VMware vFabric 5 Launches with Easier Licensing, Scalability
More and more of the world is becoming virtualized, and VMware believes it knows the needs of that world better than anybody. That’s why the company has launched vFabric 5, designed to make virtual life easier for channel partners and IT admins alike. Gone are antiquated licensing issues, and here to stay are more scalable and deployable environments for virtualized applications. The VAR Guy spoke to VMware’s David McJannet, director of product marketing about the news and got a little color on what this means for the channel …
vFabric 5 is similar to vFabric 4 in that it provides the same application services you’ve come to know and love for your cloud apps and virtualized infrastructures. But vFabric 5 introduces a “virtual machine-based packaging and licensing model,” which allows for a more flexible, elastic license structure. This goes against the traditional model of customers paying for and provisioning their VM needs on a per-CPU basis, which often resulted in paying for licenses that were not always used, or conversely, adding new licenses to meet demand. In the cloud and IT/IaaS world, pay as you grow/need/use is becoming an increasingly effective model for the budget-conscious, and VMware is getting on board with that.
“For the VAR community [this provides] a simple way to deploy and sell to a customer. It opens up a whole host of opportunities for the partner ecosystem to engage their customers by basically bringing virtualization into their infrastructure,” said McJannet. The new model removes the complexity of licensing that can get in the way of a sale, he added.
So how does it work? Essentially vFabric 5 works like a pooled infrastructure living in the customer’s own private cloud, allowing for VM bursting. Apps or messaging servers, it doesn’t matter — a customer can provision and divvy up its VMs as it sees fit. If a customer foresees a need for about 80 VMs, a customer can pay for 100 VM licenses, but only end up using 80. But when a burst is needed, and the VMs jump to 120, it’s no big deal. As long as the average VM usage is 100 licenses, customers don’t have to spend another dime. A customer can monitor its VM usage through vCenter, and VMware can keep a log of month per month usage, with an average virtual machine usage being determined after a 12-month period.
If you’re still a dyed-in-the-wool CPU-based VM provisioner, no worries. McJannet said VARs and customers can still use, sell and implement the older model. But vFabric 5 has been uniquely designed “… for customers to get out of license-tracking and get into deploying and building applications.”

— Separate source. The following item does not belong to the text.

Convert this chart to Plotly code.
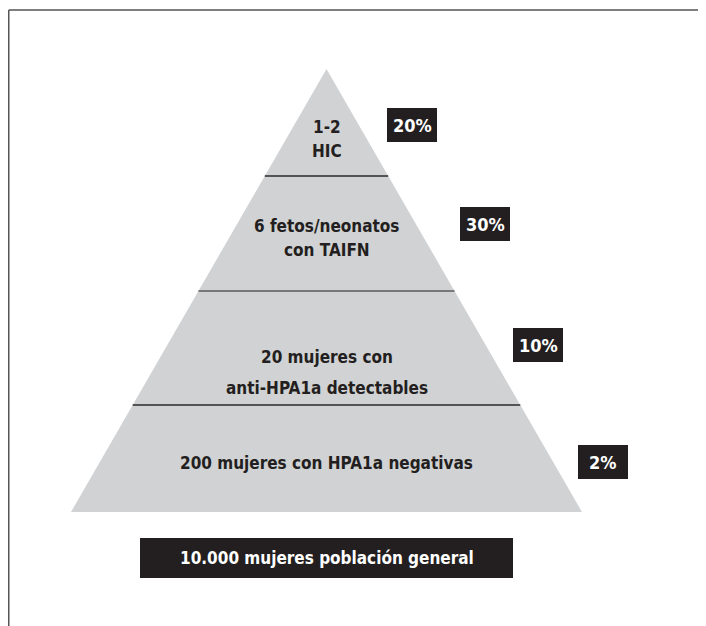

But there was one potential snag that caught The VAR Guy’s attention: VMware vFabric 5’s price tag when it arrives in summer 2011 will start at $1,200 per VM for vFabric standard, and $1,800 per VM for vFabric advanced. That sounds like a lot to pay when we’re talking about big implementations — a 50 VM solution would cost close to $100,000, for example. So who is VMware aiming vFabric 5 at?
“Our target market is anyone building custom applications. Mainly larger organizations, but pretty much all businesses have custom applications deployed internally,” said McJannet.
The VAR Guy finds VMware’s strategy interesting. VMware is clearly charging a premium for its solution, and believes that not only will customers find its its elastic model appealing, they also won’t mind the price tag. That’s a bold move, especially when costs are comparatively cheaper with Red Hat Enterprise Virtualization and Microsoft’s Hyper-V. The VAR Guy will be keeping close tabs on how the virtualization landscape plays out, and whether other vendors follow suit with a similar elastic model.